Landauer’s principle — that erasing one bit of information dissipates a minimum of kT ln(2) joules of heat — establishes a fundamental connection between information and thermodynamics. It is not just a clever resolution of a paradox; it is a physical principle with engineering implications. Computation has a thermodynamic cost. Memory erasure is physical. The physics of information and the thermodynamics of entropy are the same subject.
Entropy and the Fate of the Universe
The universe’s entropy is increasing and will continue to increase. Stars will exhaust their fuel. Galaxies will disperse. Black holes will eventually evaporate via Hawking radiation — slowly, over timescales dwarfing the current age of the universe.

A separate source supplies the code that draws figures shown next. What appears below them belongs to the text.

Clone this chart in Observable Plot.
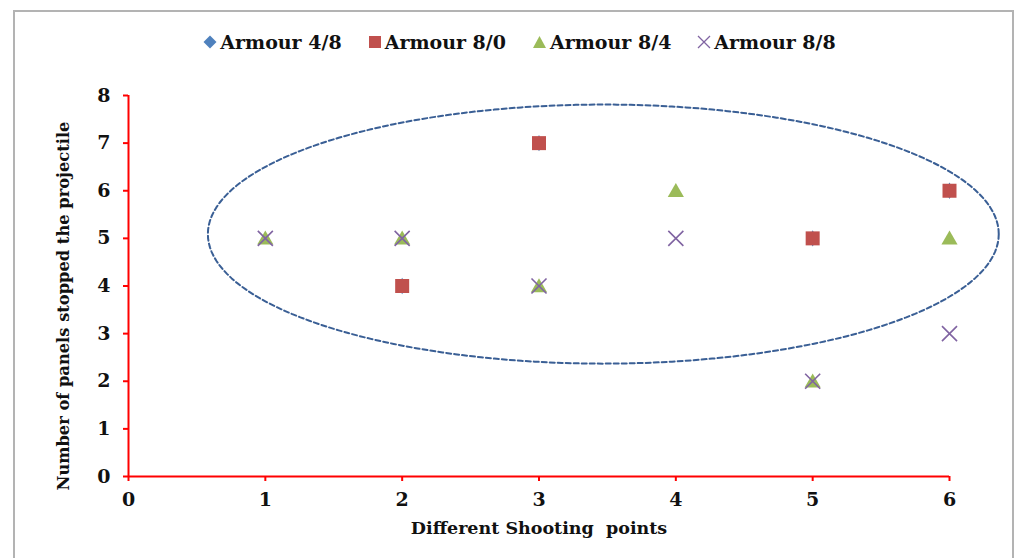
<!DOCTYPE html>
<html>
<head>
<meta charset="utf-8">
<script src="https://cdn.jsdelivr.net/npm/d3@7"></script>
<script src="https://cdn.jsdelivr.net/npm/@observablehq/plot@0.6"></script>
<style>
  html, body { margin: 0; padding: 0; background: #fff; }
  #wrap { position: relative; width: 1017px; height: 558px; overflow: hidden; font-family: "DejaVu Serif", serif; }
  #frame { position: absolute; left: 13px; top: 10px; width: 1001px; height: 600px; border: 2px solid #b3b3b3; box-sizing: border-box; }
  #legend { position: relative; height: 70px; display: flex; justify-content: center; align-items: center; padding-left: 22px; padding-top: 14px; box-sizing: border-box; gap: 26px; font-weight: bold; font-size: 19px; color: #111; }
  .item { display: flex; align-items: center; gap: 3px; }
  #chart { position: relative; }
</style>
</head>
<body>
<div id="wrap">
  <div id="frame"></div>
  <div id="legend"></div>
  <div id="chart"></div>
</div>
<script>
// ---- data ----
const shootingPoints = [1, 2, 3, 4, 5, 6];
const armour48 = [null, 4, 7, null, 5, 6];   // hidden beneath the squares
const armour80 = [null, 4, 7, null, 5, 6];
const armour84 = [5, 5, 4, 6, 2, 5];
const armour88 = [5, 5, 4, 5, 2, 3];
const seriesNames = ["Armour 4/8", "Armour 8/0", "Armour 8/4", "Armour 8/8"];
const seriesColors = ["#4F81BD", "#C0504D", "#9BBB59", "#8064A2"];
const xTicks = [0, 1, 2, 3, 4, 5, 6];
const yTicks = [0, 1, 2, 3, 4, 5, 6, 7, 8];
const xTitle = "Different Shooting  points";
const yTitle = "Number of panels stopped the projectile";
// highlight ellipse (data units)
const ellipseCenter = [3.47, 5.09];
const ellipseRadii = [2.89, 2.72];

const toRows = (vals) => shootingPoints.map((x, i) => ({x, y: vals[i]})).filter(d => d.y != null);

const ellipse = d3.range(0, 361, 2).map(a => {
  const t = a * Math.PI / 180;
  return {x: ellipseCenter[0] + ellipseRadii[0] * Math.cos(t), y: ellipseCenter[1] + ellipseRadii[1] * Math.sin(t)};
});

// ---- legend ----
const legendSvgs = [
  `<svg width="14" height="14"><path d="M7 0.5 L13.5 7 L7 13.5 L0.5 7 Z" fill="${seriesColors[0]}"/></svg>`,
  `<svg width="14" height="14"><rect x="1" y="1" width="12" height="12" fill="${seriesColors[1]}"/></svg>`,
  `<svg width="15" height="14"><path d="M7.5 1 L14 13 L1 13 Z" fill="${seriesColors[2]}"/></svg>`,
  `<svg width="14" height="14"><path d="M1 1 L13 13 M1 13 L13 1" stroke="${seriesColors[3]}" stroke-width="1.3" fill="none"/></svg>`
];
const legend = document.getElementById("legend");
seriesNames.forEach((name, i) => {
  const el = document.createElement("div");
  el.className = "item";
  el.innerHTML = legendSvgs[i] + `<span>${name}</span>`;
  legend.appendChild(el);
});

// ---- chart ----
const chart = Plot.plot({
  width: 1017,
  height: 488,
  marginTop: 25,
  marginBottom: 82,
  marginLeft: 128,
  marginRight: 68,
  style: {fontFamily: "DejaVu Serif", fontSize: "19px", fontWeight: "bold", color: "#111", background: "transparent", overflow: "visible"},
  x: {domain: [0, 6]},
  y: {domain: [0, 8]},
  marks: [
    Plot.line(ellipse, {x: "x", y: "y", stroke: "#3A5F95", strokeWidth: 2, strokeDasharray: "5,3", clip: false}),
    Plot.ruleY([0], {stroke: "#FF0000", strokeWidth: 2}),
    Plot.ruleX([0], {stroke: "#FF0000", strokeWidth: 2}),
    Plot.axisX({ticks: xTicks, tickSize: 5, tickPadding: 11, stroke: "#FF0000", strokeWidth: 2, label: null, tickFormat: d => d}),
    Plot.axisY({ticks: yTicks, tickSize: 5, tickPadding: 13, stroke: "#FF0000", strokeWidth: 2, label: null, tickFormat: d => d}),
    Plot.dot(toRows(armour48), {x: "x", y: "y", symbol: "diamond", r: 5, fill: seriesColors[0]}),
    Plot.dot(toRows(armour80), {x: "x", y: "y", symbol: "square", r: 7.9, fill: seriesColors[1]}),
    Plot.dot(toRows(armour84), {x: "x", y: "y", symbol: "triangle", r: 6, fill: seriesColors[2], dy: 1.5}),
    Plot.dot(toRows(armour88), {x: "x", y: "y", symbol: "times", r: 6.9, stroke: seriesColors[3], strokeWidth: 1.6}),
    Plot.text([xTitle], {frameAnchor: "bottom", dy: 57, fontSize: 17.5, text: d => d}),
    Plot.text([yTitle], {frameAnchor: "left", textAnchor: "middle", dx: -65, dy: 20, rotate: -90, fontSize: 16.3, text: d => d})
  ]
});
document.getElementById("chart").appendChild(chart);
</script>
</body>
</html>
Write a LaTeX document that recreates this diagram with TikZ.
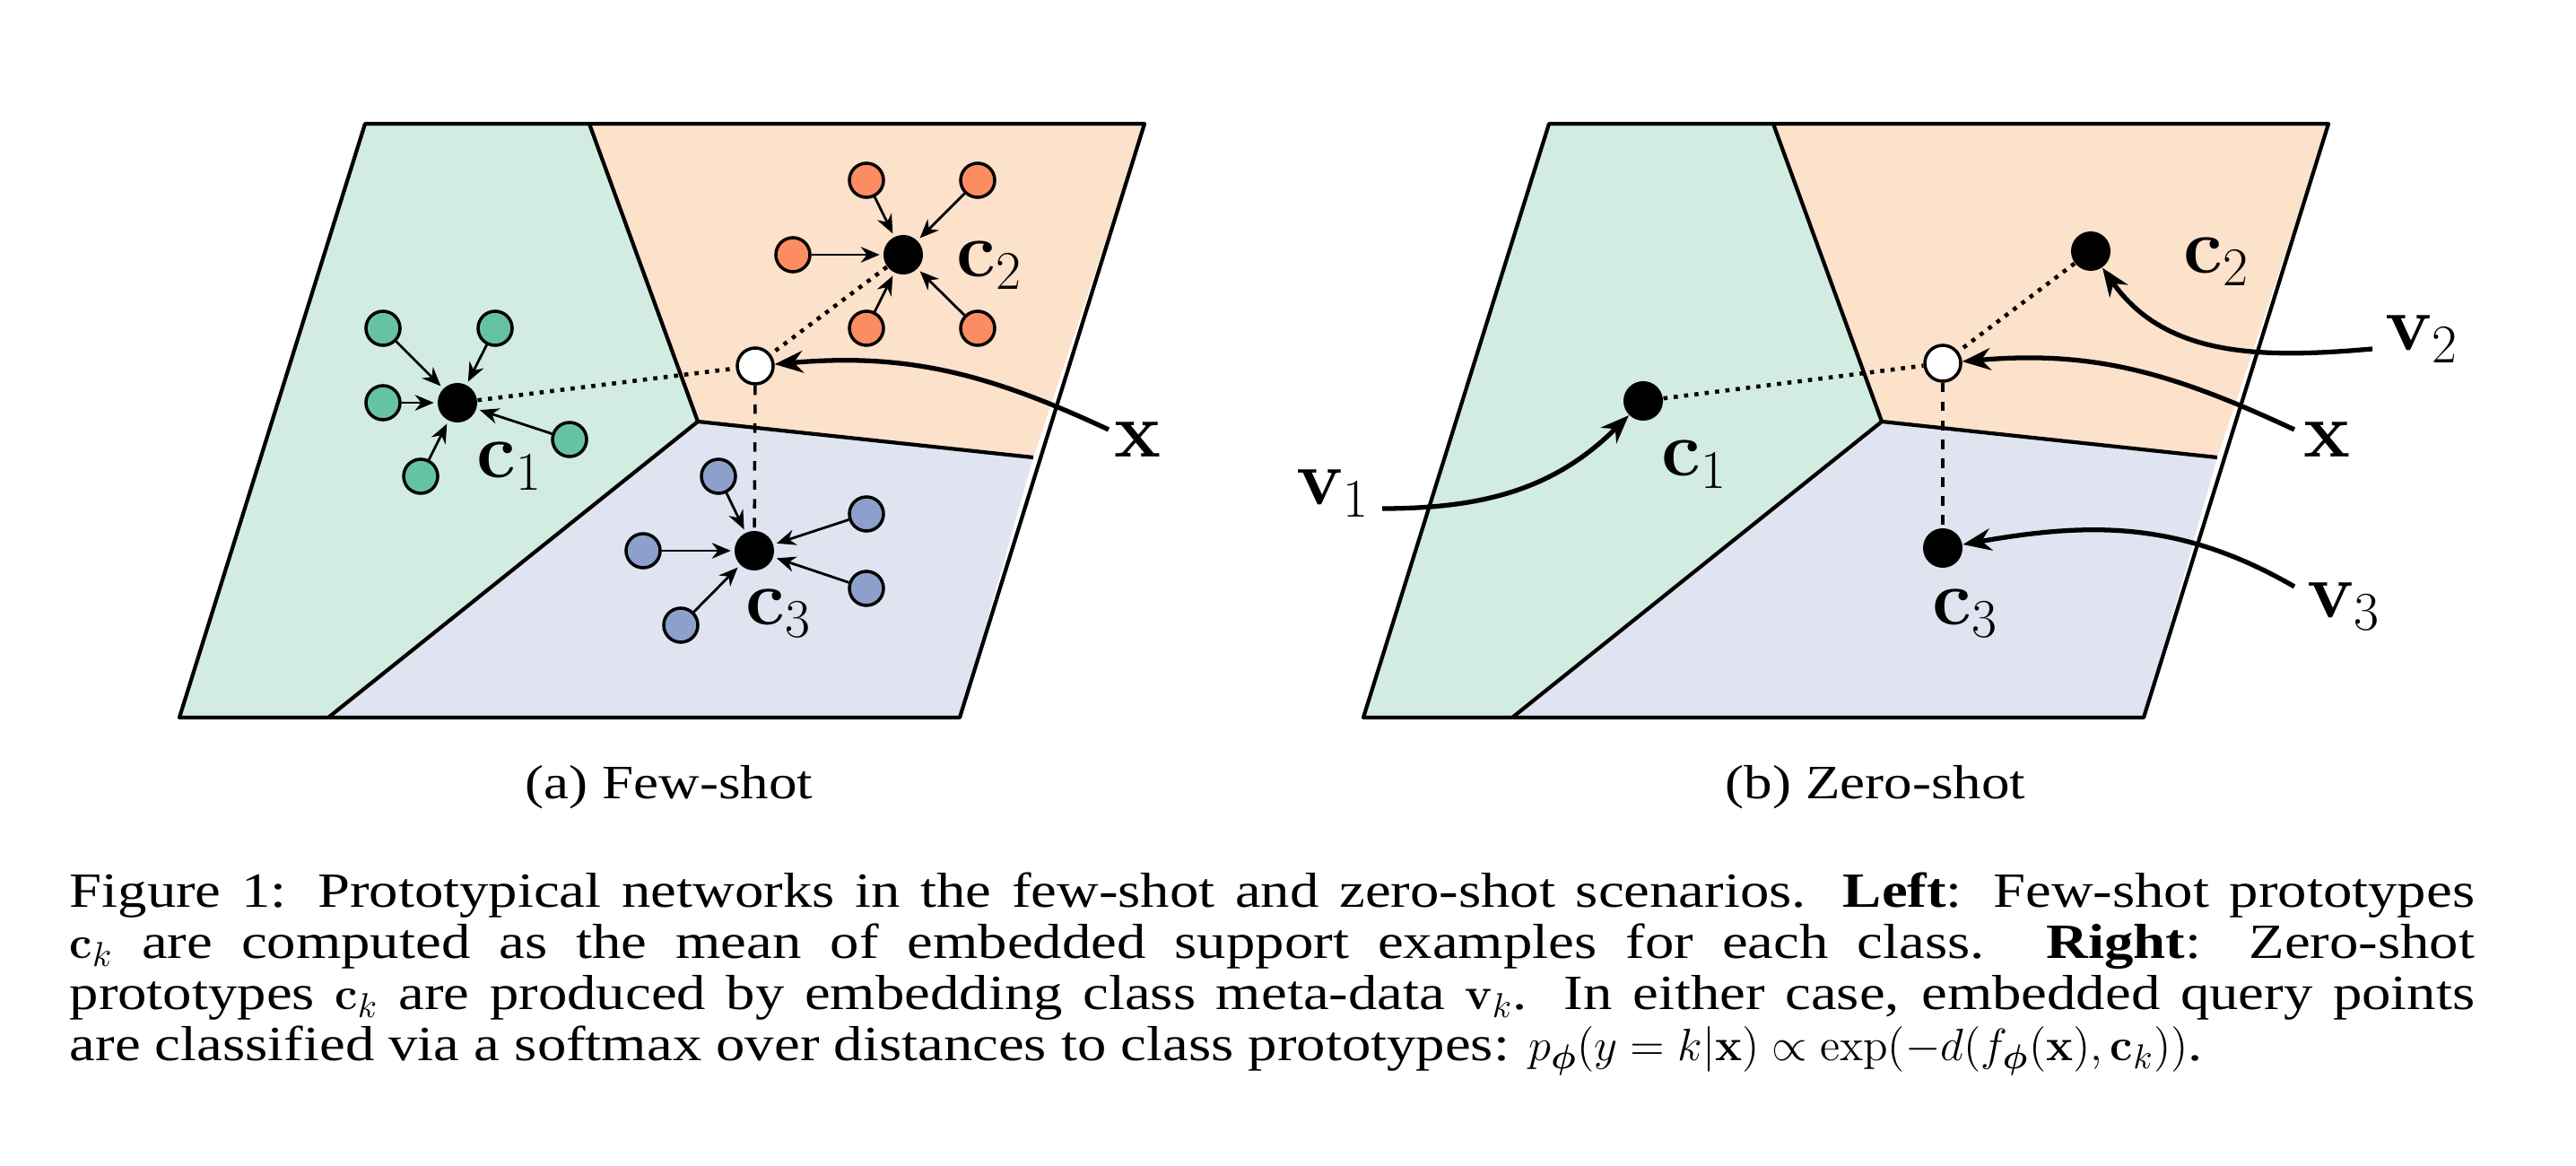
\documentclass[tikz,border=0pt]{standalone}
\usepackage[no-math]{fontspec}
\setmainfont{Liberation Serif}
\newfontfamily\capfont{Liberation Serif}[FakeStretch=1.18]
\usepackage{bm}
\usetikzlibrary{arrows.meta}
\definecolor{greenreg}{HTML}{D2ECE1}
\definecolor{orangereg}{HTML}{FCE1CB}
\definecolor{bluereg}{HTML}{DFE4F0}
\definecolor{greenpt}{HTML}{66C2A5}
\definecolor{orangept}{HTML}{FC8D62}
\definecolor{bluept}{HTML}{8DA0CB}
\begin{document}
\begin{tikzpicture}[
  x=0.01cm, y=-0.01cm,
  boundary/.style={line width=1.2pt, line join=round},
  support/.style={circle, draw, line width=1pt, minimum size=0.38cm, inner sep=0pt},
  proto/.style={circle, fill=black, minimum size=0.44cm, inner sep=0pt},
  query/.style={circle, draw, fill=white, line width=1pt, minimum size=0.4cm, inner sep=0pt},
  label/.style={font=\fontsize{26}{30}\selectfont},
  sub/.style={font=\capfont\fontsize{15.2}{18}\selectfont},
  pull/.style={-{Stealth[length=6pt,width=5pt]}, line width=0.8pt, shorten >=1pt},
  pointer/.style={-{Stealth[length=9pt,width=7pt]}, line width=1.5pt},
  link/.style={dotted, line width=1.3pt},
  drop/.style={dash pattern=on 3pt off 3pt, line width=1pt}
]
  \useasboundingbox (0,0) rectangle (2872,1300);

  % the two embedding spaces, split into three class regions
  \foreach \dx in {0,1320}{
    \begin{scope}[shift={(\dx,0)}]
      \fill[greenreg] (407,138) -- (657,138) -- (778,470) -- (366,800) -- (200,800) -- cycle;
      \fill[orangereg] (657,138) -- (1276,138) -- (1152,510) -- (778,470) -- cycle;
      \fill[bluereg] (778,470) -- (1152,510) -- (1070,800) -- (366,800) -- cycle;
      \draw[boundary] (407,138) -- (1276,138) -- (1070,800) -- (200,800) -- cycle;
      \draw[boundary] (657,138) -- (778,470) -- (1152,510);
      \draw[boundary] (778,470) -- (366,800);
    \end{scope}
  }

  % (a) few-shot
  \node[proto] (c1) at (510,449) {};
  \node[proto] (c2) at (1007,284) {};
  \node[proto] (c3) at (841,614) {};
  \node[query] (x) at (842,408) {};

  \foreach \n/\p in {g1/{(427,366)}, g2/{(552,366)}, g3/{(427,449)}, g4/{(635,490)}, g5/{(469,531)}}
    \node[support, fill=greenpt] (\n) at \p {};
  \foreach \n/\p in {o1/{(966,201)}, o2/{(1090,201)}, o3/{(884,284)}, o4/{(966,366)}, o5/{(1090,366)}}
    \node[support, fill=orangept] (\n) at \p {};
  \foreach \n/\p in {b1/{(801,531)}, b2/{(966,573)}, b3/{(717,614)}, b4/{(966,656)}, b5/{(759,697)}}
    \node[support, fill=bluept] (\n) at \p {};

  \foreach \i in {1,...,5}{
    \draw[pull] (g\i) -- (c1);
    \draw[pull] (o\i) -- (c2);
    \draw[pull] (b\i) -- (c3);
  }

  \draw[link] (c1) -- (x);
  \draw[link] (c2) -- (x);
  \draw[drop] (x) -- (c3);

  \node[label] (lc1) at (568,520) {$\mathbf{c}_1$};
  \node[label] (lc2) at (1103,296) {$\mathbf{c}_2$};
  \node[label] (lc3) at (868,684) {$\mathbf{c}_3$};
  \node[label] (lx) at (1268,490) {$\mathbf{x}$};
  \coordinate (xtail) at (1236,479);
  \draw[pointer] (xtail) to[out=155,in=5] (x);

  \node[sub] (capa) at (746,878) {(a) Few-shot};

  % (b) zero-shot
  \node[proto] (z1) at (1832,447) {};
  \node[proto] (z2) at (2331,280) {};
  \node[proto] (z3) at (2166,611) {};
  \node[query] (zx) at (2166,405) {};

  \draw[link] (z1) -- (zx);
  \draw[link] (z2) -- (zx);
  \draw[drop] (zx) -- (z3);

  \node[label] (lz1) at (1889,518) {$\mathbf{c}_1$};
  \node[label] (lz2) at (2471,292) {$\mathbf{c}_2$};
  \node[label] (lz3) at (2191,684) {$\mathbf{c}_3$};
  \node[label] (lzx) at (2594,490) {$\mathbf{x}$};
  \node[label] (v1) at (1486,550) {$\mathbf{v}_1$};
  \node[label] (v2) at (2700,378) {$\mathbf{v}_2$};
  \node[label] (v3) at (2613,676) {$\mathbf{v}_3$};

  \coordinate (v1tail) at (1541,567);
  \coordinate (v2tail) at (2645,389);
  \coordinate (v3tail) at (2558,654);
  \coordinate (zxtail) at (2558,479);
  \draw[pointer] (v1tail) to[out=0,in=225] (z1);
  \draw[pointer] (v2tail) to[out=185,in=-55] (z2);
  \draw[pointer] (v3tail) to[out=150,in=10] (z3);
  \draw[pointer] (zxtail) to[out=155,in=5] (zx);

  \node[sub] (capb) at (2091,878) {(b) Zero-shot};

  % figure caption
  \node[anchor=north west, text width=26.8cm, align=justify, inner sep=0pt,
        font=\capfont\fontsize{15.6}{16.2}\selectfont] (cap) at (77,972) {%
    Figure 1: Prototypical networks in the few-shot and zero-shot scenarios. \textbf{Left}: Few-shot prototypes\linebreak
    $\mathbf{c}_k$ are computed as the mean of embedded support examples for each class. \textbf{Right}: Zero-shot\linebreak
    prototypes $\mathbf{c}_k$ are produced by embedding class meta-data $\mathbf{v}_k$. In either case, embedded query points\linebreak
    are classified via a softmax over distances to class prototypes: $p_{\bm{\phi}}(y=k|\mathbf{x})\propto\exp(-d(f_{\bm{\phi}}(\mathbf{x}),\mathbf{c}_k))$.};
\end{tikzpicture}
\end{document}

Eventually, the universe will approach a maximum-entropy state: cold, diffuse, uniform. Nothing interesting will happen because interesting things happen only where entropy gradients exist. Boltzmann called this the heat death of the universe.
The time scales are beyond imagination. Proton decay (if it occurs, which experiments haven’t confirmed) would dissolve ordinary matter on the order of 10³⁴ years. The last black holes would evaporate around 10¹⁰⁰ years. The universe’s current age is about 1.4 × 10¹⁰ years. These numbers are not comparable; the universe is extraordinarily young by the timescale of its own eventual equilibrium.
What Remains Unresolved
The microscopic origin of the arrow of time is not fully settled. Boltzmann’s statistical mechanics gives a compelling account of why low-entropy initial conditions lead to entropy-increasing dynamics. It doesn’t explain why the universe had low initial entropy, and it doesn’t explain the arrow at the quantum level — quantum mechanics is, in its standard formulation, also time-symmetric except for the measurement process, whose time-asymmetry is exactly the measurement problem.
The deepest version of the question is: does the arrow of time trace entirely to the Past Hypothesis, or is there something in the laws themselves — quantum mechanics, quantum gravity, whatever theory eventually supersedes both — that introduces a genuine time-asymmetry? The answer is unknown. It may be among the most important things we don’t know.